[GIVEN REQUEST] All of the data needs to be repeated exactly.

[MATERIAL PROVIDED]
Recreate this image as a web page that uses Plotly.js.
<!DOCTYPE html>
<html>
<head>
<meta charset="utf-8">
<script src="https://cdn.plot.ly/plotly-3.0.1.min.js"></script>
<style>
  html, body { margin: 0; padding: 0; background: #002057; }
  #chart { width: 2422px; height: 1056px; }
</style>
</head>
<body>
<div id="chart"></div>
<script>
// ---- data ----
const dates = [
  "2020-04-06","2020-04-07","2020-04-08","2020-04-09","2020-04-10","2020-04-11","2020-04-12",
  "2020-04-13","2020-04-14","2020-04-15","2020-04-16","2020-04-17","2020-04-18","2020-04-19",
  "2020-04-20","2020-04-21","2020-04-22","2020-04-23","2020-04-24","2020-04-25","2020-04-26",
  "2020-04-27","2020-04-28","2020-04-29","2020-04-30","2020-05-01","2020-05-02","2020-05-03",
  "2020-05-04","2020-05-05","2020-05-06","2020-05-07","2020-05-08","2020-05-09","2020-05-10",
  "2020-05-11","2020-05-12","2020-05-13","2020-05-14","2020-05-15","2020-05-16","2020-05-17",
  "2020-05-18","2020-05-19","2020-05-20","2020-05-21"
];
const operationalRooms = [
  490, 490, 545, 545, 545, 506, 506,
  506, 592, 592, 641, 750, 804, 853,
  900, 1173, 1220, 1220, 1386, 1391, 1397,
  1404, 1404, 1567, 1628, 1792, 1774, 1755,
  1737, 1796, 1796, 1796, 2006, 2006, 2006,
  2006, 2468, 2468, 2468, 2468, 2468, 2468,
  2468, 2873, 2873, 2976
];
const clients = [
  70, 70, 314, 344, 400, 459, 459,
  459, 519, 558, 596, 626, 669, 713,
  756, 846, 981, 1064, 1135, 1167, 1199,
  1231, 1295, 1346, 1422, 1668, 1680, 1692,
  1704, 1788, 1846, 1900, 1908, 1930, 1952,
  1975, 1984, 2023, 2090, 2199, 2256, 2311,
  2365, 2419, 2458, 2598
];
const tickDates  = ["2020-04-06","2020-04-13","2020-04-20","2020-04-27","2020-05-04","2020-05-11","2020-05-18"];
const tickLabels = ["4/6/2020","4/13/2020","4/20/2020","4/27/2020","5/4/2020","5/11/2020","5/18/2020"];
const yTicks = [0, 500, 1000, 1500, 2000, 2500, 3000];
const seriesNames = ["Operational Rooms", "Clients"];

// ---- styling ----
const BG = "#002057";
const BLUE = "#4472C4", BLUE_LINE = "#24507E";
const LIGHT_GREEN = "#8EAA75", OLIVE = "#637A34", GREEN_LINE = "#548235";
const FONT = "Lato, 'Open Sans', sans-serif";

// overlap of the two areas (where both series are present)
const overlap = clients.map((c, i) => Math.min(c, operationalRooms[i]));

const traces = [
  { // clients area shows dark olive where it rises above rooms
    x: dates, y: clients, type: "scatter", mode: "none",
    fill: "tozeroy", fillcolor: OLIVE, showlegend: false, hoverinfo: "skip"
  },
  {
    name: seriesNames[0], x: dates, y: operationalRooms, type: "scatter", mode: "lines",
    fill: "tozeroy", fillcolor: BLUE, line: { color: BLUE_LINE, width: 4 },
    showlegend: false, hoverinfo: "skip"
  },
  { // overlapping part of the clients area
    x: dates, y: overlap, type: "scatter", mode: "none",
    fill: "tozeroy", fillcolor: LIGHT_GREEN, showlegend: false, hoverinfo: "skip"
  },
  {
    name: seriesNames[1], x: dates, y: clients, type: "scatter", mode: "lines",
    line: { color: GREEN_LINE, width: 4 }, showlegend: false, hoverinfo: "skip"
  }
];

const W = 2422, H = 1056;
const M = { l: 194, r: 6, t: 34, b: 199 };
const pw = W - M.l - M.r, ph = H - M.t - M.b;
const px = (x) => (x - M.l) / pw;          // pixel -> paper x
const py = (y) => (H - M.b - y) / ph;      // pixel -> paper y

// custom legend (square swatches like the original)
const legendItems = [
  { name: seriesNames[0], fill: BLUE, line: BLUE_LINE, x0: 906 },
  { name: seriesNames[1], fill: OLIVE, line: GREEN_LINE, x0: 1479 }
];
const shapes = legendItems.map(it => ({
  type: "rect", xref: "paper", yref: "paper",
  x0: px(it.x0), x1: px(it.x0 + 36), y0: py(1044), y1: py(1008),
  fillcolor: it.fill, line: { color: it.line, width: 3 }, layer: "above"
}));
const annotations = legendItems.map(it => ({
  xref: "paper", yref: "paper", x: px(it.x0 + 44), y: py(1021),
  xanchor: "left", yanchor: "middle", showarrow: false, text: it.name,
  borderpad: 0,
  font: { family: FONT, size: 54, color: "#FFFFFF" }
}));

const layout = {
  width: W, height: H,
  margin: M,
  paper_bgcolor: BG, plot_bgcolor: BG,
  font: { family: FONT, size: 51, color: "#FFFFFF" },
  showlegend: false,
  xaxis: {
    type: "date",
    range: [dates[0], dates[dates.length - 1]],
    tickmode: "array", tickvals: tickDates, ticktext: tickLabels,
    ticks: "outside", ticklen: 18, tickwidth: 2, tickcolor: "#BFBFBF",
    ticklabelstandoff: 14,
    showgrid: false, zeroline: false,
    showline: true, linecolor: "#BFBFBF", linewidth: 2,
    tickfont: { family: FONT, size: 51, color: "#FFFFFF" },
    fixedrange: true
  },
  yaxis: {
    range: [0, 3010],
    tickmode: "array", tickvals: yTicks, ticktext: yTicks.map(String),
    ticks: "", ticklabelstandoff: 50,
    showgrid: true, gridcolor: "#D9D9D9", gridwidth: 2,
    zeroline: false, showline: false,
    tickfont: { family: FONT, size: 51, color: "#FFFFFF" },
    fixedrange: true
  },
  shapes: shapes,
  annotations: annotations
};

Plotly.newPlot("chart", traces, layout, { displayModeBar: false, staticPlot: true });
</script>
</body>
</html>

[FINISHED ANSWER]
Recreate this image as a web page that uses Plotly.js.
<!DOCTYPE html>
<html>
<head>
<meta charset="utf-8">
<script src="https://cdn.plot.ly/plotly-3.0.1.min.js"></script>
<style>
  html, body { margin: 0; padding: 0; background: #002057; }
  #chart { width: 2422px; height: 1056px; }
</style>
</head>
<body>
<div id="chart"></div>
<script>
// ---- data ----
const dates = [
  "2020-04-06","2020-04-07","2020-04-08","2020-04-09","2020-04-10","2020-04-11","2020-04-12",
  "2020-04-13","2020-04-14","2020-04-15","2020-04-16","2020-04-17","2020-04-18","2020-04-19",
  "2020-04-20","2020-04-21","2020-04-22","2020-04-23","2020-04-24","2020-04-25","2020-04-26",
  "2020-04-27","2020-04-28","2020-04-29","2020-04-30","2020-05-01","2020-05-02","2020-05-03",
  "2020-05-04","2020-05-05","2020-05-06","2020-05-07","2020-05-08","2020-05-09","2020-05-10",
  "2020-05-11","2020-05-12","2020-05-13","2020-05-14","2020-05-15","2020-05-16","2020-05-17",
  "2020-05-18","2020-05-19","2020-05-20","2020-05-21"
];
const operationalRooms = [
  490, 490, 545, 545, 545, 506, 506,
  506, 592, 592, 641, 750, 804, 853,
  900, 1173, 1220, 1220, 1386, 1391, 1397,
  1404, 1404, 1567, 1628, 1792, 1774, 1755,
  1737, 1796, 1796, 1796, 2006, 2006, 2006,
  2006, 2468, 2468, 2468, 2468, 2468, 2468,
  2468, 2873, 2873, 2976
];
const clients = [
  70, 70, 314, 344, 400, 459, 459,
  459, 519, 558, 596, 626, 669, 713,
  756, 846, 981, 1064, 1135, 1167, 1199,
  1231, 1295, 1346, 1422, 1668, 1680, 1692,
  1704, 1788, 1846, 1900, 1908, 1930, 1952,
  1975, 1984, 2023, 2090, 2199, 2256, 2311,
  2365, 2419, 2458, 2598
];
const tickDates  = ["2020-04-06","2020-04-13","2020-04-20","2020-04-27","2020-05-04","2020-05-11","2020-05-18"];
const tickLabels = ["4/6/2020","4/13/2020","4/20/2020","4/27/2020","5/4/2020","5/11/2020","5/18/2020"];
const yTicks = [0, 500, 1000, 1500, 2000, 2500, 3000];
const seriesNames = ["Operational Rooms", "Clients"];

// ---- styling ----
const BG = "#002057";
const BLUE = "#4472C4", BLUE_LINE = "#24507E";
const LIGHT_GREEN = "#8EAA75", OLIVE = "#637A34", GREEN_LINE = "#548235";
const FONT = "Lato, 'Open Sans', sans-serif";

// overlap of the two areas (where both series are present)
const overlap = clients.map((c, i) => Math.min(c, operationalRooms[i]));

const traces = [
  { // clients area shows dark olive where it rises above rooms
    x: dates, y: clients, type: "scatter", mode: "none",
    fill: "tozeroy", fillcolor: OLIVE, showlegend: false, hoverinfo: "skip"
  },
  {
    name: seriesNames[0], x: dates, y: operationalRooms, type: "scatter", mode: "lines",
    fill: "tozeroy", fillcolor: BLUE, line: { color: BLUE_LINE, width: 4 },
    showlegend: false, hoverinfo: "skip"
  },
  { // overlapping part of the clients area
    x: dates, y: overlap, type: "scatter", mode: "none",
    fill: "tozeroy", fillcolor: LIGHT_GREEN, showlegend: false, hoverinfo: "skip"
  },
  {
    name: seriesNames[1], x: dates, y: clients, type: "scatter", mode: "lines",
    line: { color: GREEN_LINE, width: 4 }, showlegend: false, hoverinfo: "skip"
  }
];

const W = 2422, H = 1056;
const M = { l: 194, r: 6, t: 34, b: 199 };
const pw = W - M.l - M.r, ph = H - M.t - M.b;
const px = (x) => (x - M.l) / pw;          // pixel -> paper x
const py = (y) => (H - M.b - y) / ph;      // pixel -> paper y

// custom legend (square swatches like the original)
const legendItems = [
  { name: seriesNames[0], fill: BLUE, line: BLUE_LINE, x0: 906 },
  { name: seriesNames[1], fill: OLIVE, line: GREEN_LINE, x0: 1479 }
];
const shapes = legendItems.map(it => ({
  type: "rect", xref: "paper", yref: "paper",
  x0: px(it.x0), x1: px(it.x0 + 36), y0: py(1044), y1: py(1008),
  fillcolor: it.fill, line: { color: it.line, width: 3 }, layer: "above"
}));
const annotations = legendItems.map(it => ({
  xref: "paper", yref: "paper", x: px(it.x0 + 44), y: py(1021),
  xanchor: "left", yanchor: "middle", showarrow: false, text: it.name,
  borderpad: 0,
  font: { family: FONT, size: 54, color: "#FFFFFF" }
}));

const layout = {
  width: W, height: H,
  margin: M,
  paper_bgcolor: BG, plot_bgcolor: BG,
  font: { family: FONT, size: 51, color: "#FFFFFF" },
  showlegend: false,
  xaxis: {
    type: "date",
    range: [dates[0], dates[dates.length - 1]],
    tickmode: "array", tickvals: tickDates, ticktext: tickLabels,
    ticks: "outside", ticklen: 18, tickwidth: 2, tickcolor: "#BFBFBF",
    ticklabelstandoff: 14,
    showgrid: false, zeroline: false,
    showline: true, linecolor: "#BFBFBF", linewidth: 2,
    tickfont: { family: FONT, size: 51, color: "#FFFFFF" },
    fixedrange: true
  },
  yaxis: {
    range: [0, 3010],
    tickmode: "array", tickvals: yTicks, ticktext: yTicks.map(String),
    ticks: "", ticklabelstandoff: 50,
    showgrid: true, gridcolor: "#D9D9D9", gridwidth: 2,
    zeroline: false, showline: false,
    tickfont: { family: FONT, size: 51, color: "#FFFFFF" },
    fixedrange: true
  },
  shapes: shapes,
  annotations: annotations
};

Plotly.newPlot("chart", traces, layout, { displayModeBar: false, staticPlot: true });
</script>
</body>
</html>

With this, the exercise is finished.